| EXERCISE INSTRUCTIONS |
Transcribe the listing that follows in full, omitting pictures.

┄┄┄┄┄┄┄┄┄┄

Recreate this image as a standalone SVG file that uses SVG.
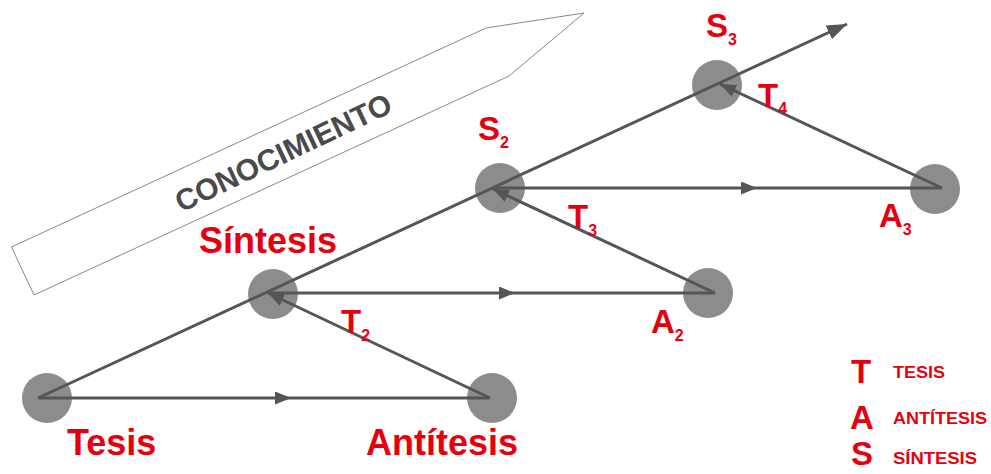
<svg xmlns="http://www.w3.org/2000/svg" width="991" height="474" viewBox="0 0 991 474">
<style>
.node{fill:#8c8c8c}
.ln{stroke:#555;stroke-width:3;fill:none}
.lbl{font-family:"Liberation Sans",Arial,sans-serif;font-weight:bold;fill:#e6000f}
.big{font-size:36px}
.mid{font-size:33px}
.sub{font-size:16px}
.leg{font-size:16px}
.legL{font-size:33px}
.know{font-family:"Liberation Sans",Arial,sans-serif;font-weight:bold;font-size:30px;fill:#4a4a4a}
</style>
<defs>
<marker id="ah" markerUnits="userSpaceOnUse" markerWidth="16" markerHeight="13" viewBox="0 0 16 13" refX="16" refY="6.5" orient="auto">
<path d="M0,0 L16,6.5 L0,13 z" fill="#555"/>
</marker>
<marker id="ahBig" markerUnits="userSpaceOnUse" markerWidth="20" markerHeight="15" viewBox="0 0 20 15" refX="20" refY="7.5" orient="auto">
<path d="M0,0 L20,7.5 L0,15 z" fill="#555"/>
</marker>
</defs>
<g id="conocimiento">
<polygon points="11.5,247 34,295 509,76 584,13 486,28" fill="#fff" stroke="#888" stroke-width="1"/>
<text class="know" x="283" y="163" text-anchor="middle" transform="rotate(-25.5 283 152)">CONOCIMIENTO</text>
</g>
<g id="node-tesis"><circle class="node" cx="47" cy="398" r="25"/></g>
<g id="node-antitesis"><circle class="node" cx="492" cy="398" r="25"/></g>
<g id="node-sintesis"><circle class="node" cx="273" cy="294" r="25"/></g>
<g id="node-a2"><circle class="node" cx="708" cy="293" r="25"/></g>
<g id="node-s2"><circle class="node" cx="500" cy="188" r="25"/></g>
<g id="node-a3"><circle class="node" cx="935" cy="189" r="25"/></g>
<g id="node-s3"><circle class="node" cx="717" cy="85" r="25"/></g>
<g id="connectors">
<path class="ln" d="M38 398 L847 24" marker-end="url(#ahBig)"/>
<path class="ln" d="M38 398 L291 398 L490 398" marker-mid="url(#ah)"/>
<path class="ln" d="M268 293 L515 293 L715 293" marker-mid="url(#ah)"/>
<path class="ln" d="M493 188 L757 188 L942 188" marker-mid="url(#ah)"/>
<path class="ln" d="M490 398 L268 293" marker-end="url(#ah)"/>
<path class="ln" d="M715 293 L493 189" marker-end="url(#ah)"/>
<path class="ln" d="M942 188 L720 84" marker-end="url(#ah)"/>
</g>
<g id="labels">
<text class="lbl big" x="67" y="455">Tesis</text>
<text class="lbl big" x="366" y="455">Antítesis</text>
<text class="lbl big" x="199" y="253">Síntesis</text>
<text class="lbl mid" x="341" y="333">T<tspan class="sub" dy="8">2</tspan></text>
<text class="lbl mid" x="651" y="333">A<tspan class="sub" dy="8">2</tspan></text>
<text class="lbl mid" x="478" y="140">S<tspan class="sub" dy="8">2</tspan></text>
<text class="lbl mid" x="568" y="228">T<tspan class="sub" dy="8">3</tspan></text>
<text class="lbl mid" x="879" y="227">A<tspan class="sub" dy="8">3</tspan></text>
<text class="lbl mid" x="706" y="37">S<tspan class="sub" dy="8">3</tspan></text>
<text class="lbl mid" x="758" y="107">T<tspan class="sub" dy="7">4</tspan></text>
</g>
<g id="legend">
<text class="lbl legL" x="851" y="383">T</text>
<text class="lbl legL" x="850" y="429">A</text>
<text class="lbl legL" x="851" y="465">S</text>
<text class="lbl leg" x="893" y="378" textLength="52" lengthAdjust="spacingAndGlyphs">TESIS</text>
<text class="lbl leg" x="893" y="424" textLength="94" lengthAdjust="spacingAndGlyphs">ANTÍTESIS</text>
<text class="lbl leg" x="893" y="464" textLength="84" lengthAdjust="spacingAndGlyphs">SÍNTESIS</text>
</g>
</svg>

┄┄┄┄┄┄┄┄┄┄

| COMPLETED TASK |
Recreate this image as a standalone SVG file that uses SVG.
<svg xmlns="http://www.w3.org/2000/svg" width="991" height="474" viewBox="0 0 991 474">
<style>
.node{fill:#8c8c8c}
.ln{stroke:#555;stroke-width:3;fill:none}
.lbl{font-family:"Liberation Sans",Arial,sans-serif;font-weight:bold;fill:#e6000f}
.big{font-size:36px}
.mid{font-size:33px}
.sub{font-size:16px}
.leg{font-size:16px}
.legL{font-size:33px}
.know{font-family:"Liberation Sans",Arial,sans-serif;font-weight:bold;font-size:30px;fill:#4a4a4a}
</style>
<defs>
<marker id="ah" markerUnits="userSpaceOnUse" markerWidth="16" markerHeight="13" viewBox="0 0 16 13" refX="16" refY="6.5" orient="auto">
<path d="M0,0 L16,6.5 L0,13 z" fill="#555"/>
</marker>
<marker id="ahBig" markerUnits="userSpaceOnUse" markerWidth="20" markerHeight="15" viewBox="0 0 20 15" refX="20" refY="7.5" orient="auto">
<path d="M0,0 L20,7.5 L0,15 z" fill="#555"/>
</marker>
</defs>
<g id="conocimiento">
<polygon points="11.5,247 34,295 509,76 584,13 486,28" fill="#fff" stroke="#888" stroke-width="1"/>
<text class="know" x="283" y="163" text-anchor="middle" transform="rotate(-25.5 283 152)">CONOCIMIENTO</text>
</g>
<g id="node-tesis"><circle class="node" cx="47" cy="398" r="25"/></g>
<g id="node-antitesis"><circle class="node" cx="492" cy="398" r="25"/></g>
<g id="node-sintesis"><circle class="node" cx="273" cy="294" r="25"/></g>
<g id="node-a2"><circle class="node" cx="708" cy="293" r="25"/></g>
<g id="node-s2"><circle class="node" cx="500" cy="188" r="25"/></g>
<g id="node-a3"><circle class="node" cx="935" cy="189" r="25"/></g>
<g id="node-s3"><circle class="node" cx="717" cy="85" r="25"/></g>
<g id="connectors">
<path class="ln" d="M38 398 L847 24" marker-end="url(#ahBig)"/>
<path class="ln" d="M38 398 L291 398 L490 398" marker-mid="url(#ah)"/>
<path class="ln" d="M268 293 L515 293 L715 293" marker-mid="url(#ah)"/>
<path class="ln" d="M493 188 L757 188 L942 188" marker-mid="url(#ah)"/>
<path class="ln" d="M490 398 L268 293" marker-end="url(#ah)"/>
<path class="ln" d="M715 293 L493 189" marker-end="url(#ah)"/>
<path class="ln" d="M942 188 L720 84" marker-end="url(#ah)"/>
</g>
<g id="labels">
<text class="lbl big" x="67" y="455">Tesis</text>
<text class="lbl big" x="366" y="455">Antítesis</text>
<text class="lbl big" x="199" y="253">Síntesis</text>
<text class="lbl mid" x="341" y="333">T<tspan class="sub" dy="8">2</tspan></text>
<text class="lbl mid" x="651" y="333">A<tspan class="sub" dy="8">2</tspan></text>
<text class="lbl mid" x="478" y="140">S<tspan class="sub" dy="8">2</tspan></text>
<text class="lbl mid" x="568" y="228">T<tspan class="sub" dy="8">3</tspan></text>
<text class="lbl mid" x="879" y="227">A<tspan class="sub" dy="8">3</tspan></text>
<text class="lbl mid" x="706" y="37">S<tspan class="sub" dy="8">3</tspan></text>
<text class="lbl mid" x="758" y="107">T<tspan class="sub" dy="7">4</tspan></text>
</g>
<g id="legend">
<text class="lbl legL" x="851" y="383">T</text>
<text class="lbl legL" x="850" y="429">A</text>
<text class="lbl legL" x="851" y="465">S</text>
<text class="lbl leg" x="893" y="378" textLength="52" lengthAdjust="spacingAndGlyphs">TESIS</text>
<text class="lbl leg" x="893" y="424" textLength="94" lengthAdjust="spacingAndGlyphs">ANTÍTESIS</text>
<text class="lbl leg" x="893" y="464" textLength="84" lengthAdjust="spacingAndGlyphs">SÍNTESIS</text>
</g>
</svg>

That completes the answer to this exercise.